WHAT IS EXPECTED:
Exactly and only the lines from the one containing "Recreate this image" through the one containing "if (!ref.current) return;" belong in your copy. Pictures do not.

**** PROVIDED DATA

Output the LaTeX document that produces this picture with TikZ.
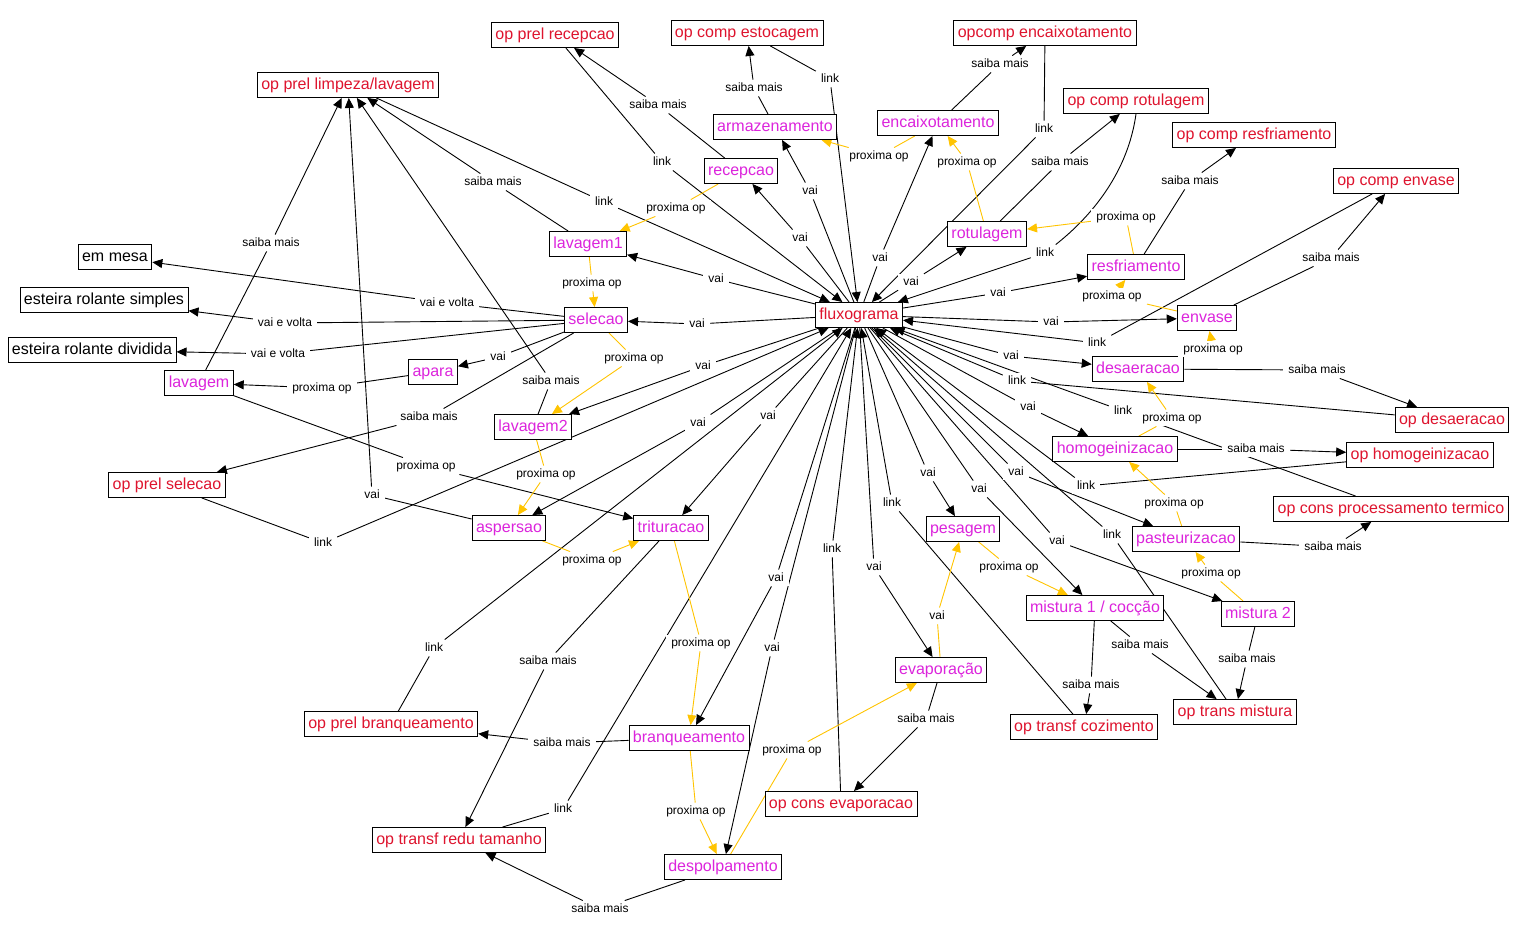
\documentclass[tikz,border=0pt]{standalone}
\usepackage{fontspec}
\setmainfont{Liberation Sans}
\usetikzlibrary{arrows.meta,backgrounds}
\definecolor{rubro}{RGB}{222,20,46}
\definecolor{roxo}{RGB}{220,36,220}
\definecolor{ouro}{RGB}{255,196,0}
\tikzset{
  >={Triangle[length=10pt,width=9pt]},
  conc/.style={draw,fill=white,text=#1,line width=0.9pt,font=\fontsize{16}{19}\selectfont,
    minimum height=25pt,inner xsep=4pt,inner ysep=0pt,text height=12pt,text depth=3.5pt},
  conc/.default=black,
  lbl/.style={fill=white,font=\fontsize{12}{14}\selectfont,inner xsep=5pt,inner ysep=2.5pt,
    text height=9pt,text depth=2.5pt},
  cn/.style={draw,color=#1,line width=0.9pt},
  cn/.default=black,
}

\begin{document}
\begin{tikzpicture}[x=1pt,y=-1pt]
\useasboundingbox (0,0) rectangle (1521,940);
% conceito central
\node[conc=rubro] (flux) at (859,315) {fluxograma};
% etapas do processo
\foreach \n/\x/\y/\txt in {armaz/775/127/armazenamento, encaix/938/123/encaixotamento,
    recep/741/171/recepcao, rotul/987/234/rotulagem, lav1/588/244/lavagem1,
    resfr/1136/267/resfriamento, selec/596/320/selecao, envase/1207/318/envase,
    apara/433/372/apara, lavagem/199/383/lavagem, desaer/1138/369/desaeracao,
    lav2/533/427/lavagem2, homog/1115/449/homogeinizacao, aspers/509/528/aspersao,
    tritur/671/528/trituracao, pesag/963/529/pesagem, pasteur/1186/539/pasteurizacao,
    mist1/1095/608/{mistura 1 / cocção}, mist2/1258/614/mistura 2,
    evap/941/670/evaporação, branq/689/738/branqueamento, despolp/723/867/despolpamento}
  \node[conc=roxo] (\n) at (\x,\y) {\txt};
% operacoes
\foreach \n/\x/\y/\txt in {oprecep/555/35/op prel recepcao, opestoc/747/33/op comp estocagem,
    opencaix/1045/33/opcomp encaixotamento, oplimp/348/85/{op prel limpeza/lavagem},
    oprotul/1136/101/op comp rotulagem, opresfr/1254/135/op comp resfriamento,
    openvase/1396/181/op comp envase, opdesaer/1452/420/op desaeracao,
    ophomog/1420/455/op homogeinizacao, optermico/1391/509/op cons processamento termico,
    opselec/167/485/op prel selecao, opbranq/391/724/op prel branqueamento,
    opredu/459/840/op transf redu tamanho, opevap/841/804/op cons evaporacao,
    opcoz/1084/727/op transf cozimento, opmist/1235/712/op trans mistura}
  \node[conc=rubro] (\n) at (\x,\y) {\txt};
% tipos de selecao
\node[conc] (mesa) at (115,257) {em mesa};
\node[conc] (esimples) at (104,300) {esteira rolante simples};
\node[conc] (edividida) at (92,350) {esteira rolante dividida};

% rotulos das ligacoes
\foreach \n/\x/\y in {v1/716/279, v2/697/324, v3/703/366, v4/698/423, v5/768/416,
    v6/776/578, v7/772/648, v8/874/567, v9/928/473, v10/979/489, v11/1057/541,
    v12/1016/472, v13/1028/407, v14/1011/356, v15/1051/322, v16/998/293, v17/911/282,
    v18/880/258, v19/810/191, v20/800/238, v21/372/495, v22/498/357, v23/937/616}
  \node[lbl] (\n) at (\x,\y) {vai};
\foreach \n/\x/\y in {k1/604/202, k2/662/162, k3/830/79, k4/1044/129, k5/1045/253,
    k6/1097/343, k7/1017/381, k8/1123/411, k9/1086/486, k10/1112/535, k11/892/503,
    k12/832/549, k13/563/809, k14/434/648, k15/323/543}
  \node[lbl] (\n) at (\x,\y) {link};
\foreach \n/\x/\y in {s1/271/243, s2/493/182, s3/551/381, s4/658/105, s5/754/88,
    s6/1000/64, s7/1060/162, s8/1190/181, s9/1331/258, s10/1317/370, s11/1256/449,
    s12/1333/547, s13/1140/645, s14/1247/659, s15/1091/685, s16/926/719, s17/562/743,
    s18/548/661, s19/600/909, s20/429/417}
  \node[lbl] (\n) at (\x,\y) {saiba mais};
\foreach \n/\x/\y in {w1/447/303, w2/285/323, w3/278/354}
  \node[lbl] (\n) at (\x,\y) {vai e volta};
\foreach \n/\x/\y in {p1/676/208, p2/592/283, p3/634/358, p4/546/474, p5/592/560,
    p6/701/643, p7/696/811, p8/792/750, p9/1009/567, p10/1211/573, p11/1174/503,
    p12/1172/418, p13/1213/349, p14/1112/296, p15/1126/217, p16/967/162, p17/879/156,
    p18/322/388, p19/426/466}
  \node[lbl] (\n) at (\x,\y) {proxima op};

\begin{scope}[on background layer]
  \fill[white] (0,0) rectangle (1521,940);
  % ligacoes pretas
  \foreach \a/\l/\b in {flux/v1/lav1, flux/v2/selec, flux/v3/lav2, flux/v4/aspers,
      flux/v5/tritur, flux/v6/branq, flux/v7/despolp, flux/v8/evap, flux/v9/pesag,
      flux/v10/mist1, flux/v11/mist2, flux/v12/pasteur, flux/v13/homog, flux/v14/desaer,
      flux/v15/envase, flux/v16/resfr, flux/v17/rotul, flux/v18/encaix, flux/v19/armaz,
      flux/v20/recep, aspers/v21/oplimp, selec/v22/apara,
      oplimp/k1/flux, oprecep/k2/flux, opestoc/k3/flux, opencaix/k4/flux,
      openvase/k6/flux, opdesaer/k7/flux, optermico/k8/flux, ophomog/k9/flux,
      opmist/k10/flux, opcoz/k11/flux, opevap/k12/flux, opredu/k13/flux,
      opbranq/k14/flux, opselec/k15/flux,
      lavagem/s1/oplimp, lav1/s2/oplimp, lav2/s3/oplimp, recep/s4/oprecep,
      armaz/s5/opestoc, encaix/s6/opencaix, rotul/s7/oprotul, resfr/s8/opresfr,
      envase/s9/openvase, desaer/s10/opdesaer, homog/s11/ophomog, pasteur/s12/optermico,
      mist1/s13/opmist, mist2/s14/opmist, mist1/s15/opcoz, evap/s16/opevap,
      branq/s17/opbranq, tritur/s18/opredu, despolp/s19/opredu, selec/s20/opselec,
      selec/w1/mesa, selec/w2/esimples, selec/w3/edividida,
      apara/p18/lavagem, lavagem/p19/tritur}
    \draw[cn] (\a) -- (\l) edge[->] (\b);
  \draw[cn] (oprotul.south) .. controls (1128,172) and (1092,216) .. (k5) edge[->] (flux);
  % sequencia das operacoes
  \foreach \a/\l/\b in {recep/p1/lav1, lav1/p2/selec, selec/p3/lav2, lav2/p4/aspers,
      aspers/p5/tritur, tritur/p6/branq, branq/p7/despolp, despolp/p8/evap,
      evap/v23/pesag, pesag/p9/mist1, mist2/p10/pasteur, pasteur/p11/homog,
      homog/p12/desaer, desaer/p13/envase, envase/p14/resfr, resfr/p15/rotul,
      rotul/p16/encaix, encaix/p17/armaz}
    \draw[cn=ouro] (\a) -- (\l) edge[->] (\b);
\end{scope}
\end{tikzpicture}
\end{document}
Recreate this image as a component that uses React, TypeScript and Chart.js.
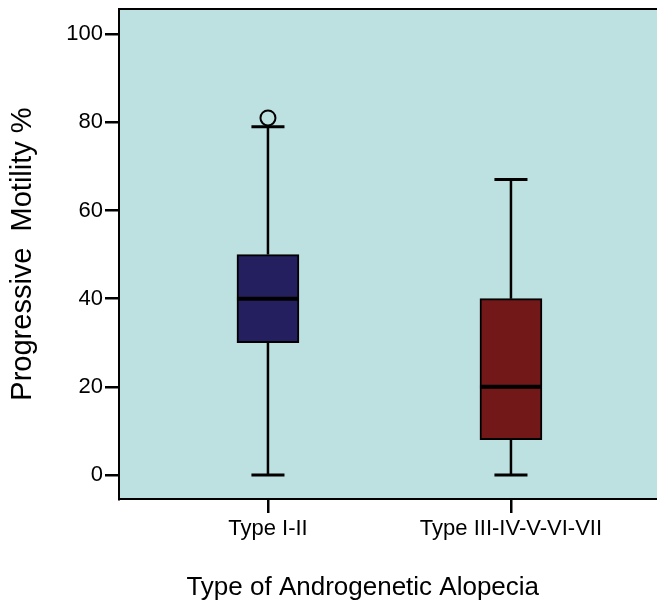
import React, { useEffect, useRef } from "react";
import { Chart, registerables } from "chart.js";

Chart.register(...registerables);

const categories = ["Type I-II", "Type III-IV-V-VI-VII"];
const categoryPositions = [1, 2];
const whiskerLow = [0, 0];
const q1 = [30, 8];
const median = [40, 20];
const q3 = [50, 40];
const whiskerHigh = [79, 67];
const outliers = [[81], []];
const yTicks = [0, 20, 40, 60, 80, 100];
const boxColors = ["#241f5f", "#731819"];

const FONT = "'Liberation Sans', Arial, Helvetica, sans-serif";

export default function App() {
  const ref = useRef<HTMLCanvasElement>(null);

  useEffect(() => {
    if (!ref.current) return;

    const boxPlugin = {
      id: "boxExtras",
      beforeDraw(chart: any) {
        const { ctx, chartArea } = chart;
        ctx.save();
        ctx.fillStyle = "#bde0e1";
        ctx.fillRect(chartArea.left, chartArea.top, chartArea.right - chartArea.left, chartArea.bottom - chartArea.top);
        ctx.restore();
      },
      beforeDatasetsDraw(chart: any) {
        const { ctx } = chart;
        const xs = chart.scales.x;
        const ys = chart.scales.y;
        ctx.save();
        ctx.strokeStyle = "#000";
        ctx.lineCap = "butt";
        categoryPositions.forEach((p, i) => {
          const cx = xs.getPixelForValue(p);
          const capHalf = xs.getPixelForValue(p + 0.068) - cx;
          ctx.lineWidth = 2.5;
          ctx.beginPath();
          ctx.moveTo(cx, ys.getPixelForValue(whiskerLow[i]));
          ctx.lineTo(cx, ys.getPixelForValue(q1[i]));
          ctx.moveTo(cx, ys.getPixelForValue(q3[i]));
          ctx.lineTo(cx, ys.getPixelForValue(whiskerHigh[i]));
          ctx.stroke();
          ctx.lineWidth = 3;
          ctx.beginPath();
          ctx.moveTo(cx - capHalf, ys.getPixelForValue(whiskerLow[i]));
          ctx.lineTo(cx + capHalf, ys.getPixelForValue(whiskerLow[i]));
          ctx.moveTo(cx - capHalf, ys.getPixelForValue(whiskerHigh[i]));
          ctx.lineTo(cx + capHalf, ys.getPixelForValue(whiskerHigh[i]));
          ctx.stroke();
        });
        ctx.restore();
      },
      afterDatasetsDraw(chart: any) {
        const { ctx, chartArea } = chart;
        const xs = chart.scales.x;
        const ys = chart.scales.y;
        const meta = chart.getDatasetMeta(0);
        ctx.save();
        ctx.strokeStyle = "#000";
        ctx.lineWidth = 4;
        categoryPositions.forEach((p, i) => {
          const bar: any = meta.data[i];
          const half = bar.width / 2;
          const cx = xs.getPixelForValue(p);
          const my = ys.getPixelForValue(median[i]);
          ctx.beginPath();
          ctx.moveTo(cx - half, my);
          ctx.lineTo(cx + half, my);
          ctx.stroke();
        });
        ctx.lineWidth = 2;
        ctx.beginPath();
        ctx.moveTo(chartArea.left, chartArea.top);
        ctx.lineTo(chartArea.right, chartArea.top);
        ctx.stroke();
        ctx.restore();
      },
    };

    const outlierPoints: { x: number; y: number }[] = [];
    outliers.forEach((arr, i) => arr.forEach((v) => outlierPoints.push({ x: categoryPositions[i], y: v })));

    const chart = new Chart(ref.current, {
      type: "bar",
      data: {
        datasets: [
          {
            type: "bar",
            data: categoryPositions.map((p, i) => ({ x: p, y: [q1[i], q3[i]] })) as any,
            backgroundColor: boxColors,
            borderColor: "#000",
            borderWidth: 2,
            borderSkipped: false,
            barThickness: 62,
          } as any,
          {
            type: "scatter",
            data: outlierPoints as any,
            pointRadius: 7.5,
            pointBorderWidth: 2,
            pointBorderColor: "#000",
            pointBackgroundColor: "rgba(0,0,0,0)",
          } as any,
        ],
      },
      options: {
        responsive: false,
        animation: false,
        devicePixelRatio: 1,
        layout: { autoPadding: false, padding: { top: 9, left: 0, right: 0, bottom: 0 } },
        plugins: { legend: { display: false }, tooltip: { enabled: false } },
        scales: {
          x: {
            type: "linear",
            offset: false,
            min: 0.387,
            max: 2.601,
            afterBuildTicks: (s: any) => {
              s.ticks = categoryPositions.map((v) => ({ value: v }));
            },
            afterFit: (s: any) => {
              s.height = 104;
              s.paddingLeft = 0;
              s.paddingRight = 0;
            },
            grid: {
              display: true,
              offset: false,
              drawOnChartArea: false,
              drawTicks: true,
              tickLength: 14,
              color: "#000",
              lineWidth: 2.5,
            },
            border: { display: true, color: "#000", width: 2 },
            ticks: {
              padding: 3,
              color: "#000",
              font: { family: FONT, size: 22 },
              maxRotation: 0,
              autoSkip: false,
              callback: (v: any) => categories[categoryPositions.indexOf(Number(v))] ?? "",
            },
            title: {
              display: true,
              text: "Type of Androgenetic Alopecia       ",
              color: "#000",
              font: { family: FONT, size: 26 },
              padding: { top: 0, bottom: 0 },
            },
          },
          y: {
            type: "linear",
            min: -5.44,
            max: 105.7,
            afterBuildTicks: (s: any) => {
              s.ticks = yTicks.map((v) => ({ value: v }));
            },
            afterFit: (s: any) => {
              s.width = 119;
              s.paddingTop = 0;
              s.paddingBottom = 0;
            },
            grid: {
              display: true,
              drawOnChartArea: false,
              drawTicks: true,
              tickLength: 14,
              color: "#000",
              lineWidth: 2.5,
            },
            border: { display: true, color: "#000", width: 2 },
            ticks: {
              padding: 2,
              color: "#000",
              font: { family: FONT, size: 22 },
            },
            title: {
              display: true,
              text: "Progressive  Motility %",
              color: "#000",
              font: { family: FONT, size: 29 },
              padding: { top: 6, bottom: 0 },
            },
          },
        },
      },
      plugins: [boxPlugin],
    });
    return () => chart.destroy();
  }, []);

  return (
    <div style={{ position: "absolute", left: 0, top: 0, width: 657, height: 603, background: "#fff" }}>
      <canvas ref={ref} width={657} height={603} />
    </div>
  );
}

********

COMPLETED TASK:
Recreate this image as a component that uses React, TypeScript and Chart.js.
import React, { useEffect, useRef } from "react";
import { Chart, registerables } from "chart.js";

Chart.register(...registerables);

const categories = ["Type I-II", "Type III-IV-V-VI-VII"];
const categoryPositions = [1, 2];
const whiskerLow = [0, 0];
const q1 = [30, 8];
const median = [40, 20];
const q3 = [50, 40];
const whiskerHigh = [79, 67];
const outliers = [[81], []];
const yTicks = [0, 20, 40, 60, 80, 100];
const boxColors = ["#241f5f", "#731819"];

const FONT = "'Liberation Sans', Arial, Helvetica, sans-serif";

export default function App() {
  const ref = useRef<HTMLCanvasElement>(null);

  useEffect(() => {
    if (!ref.current) return;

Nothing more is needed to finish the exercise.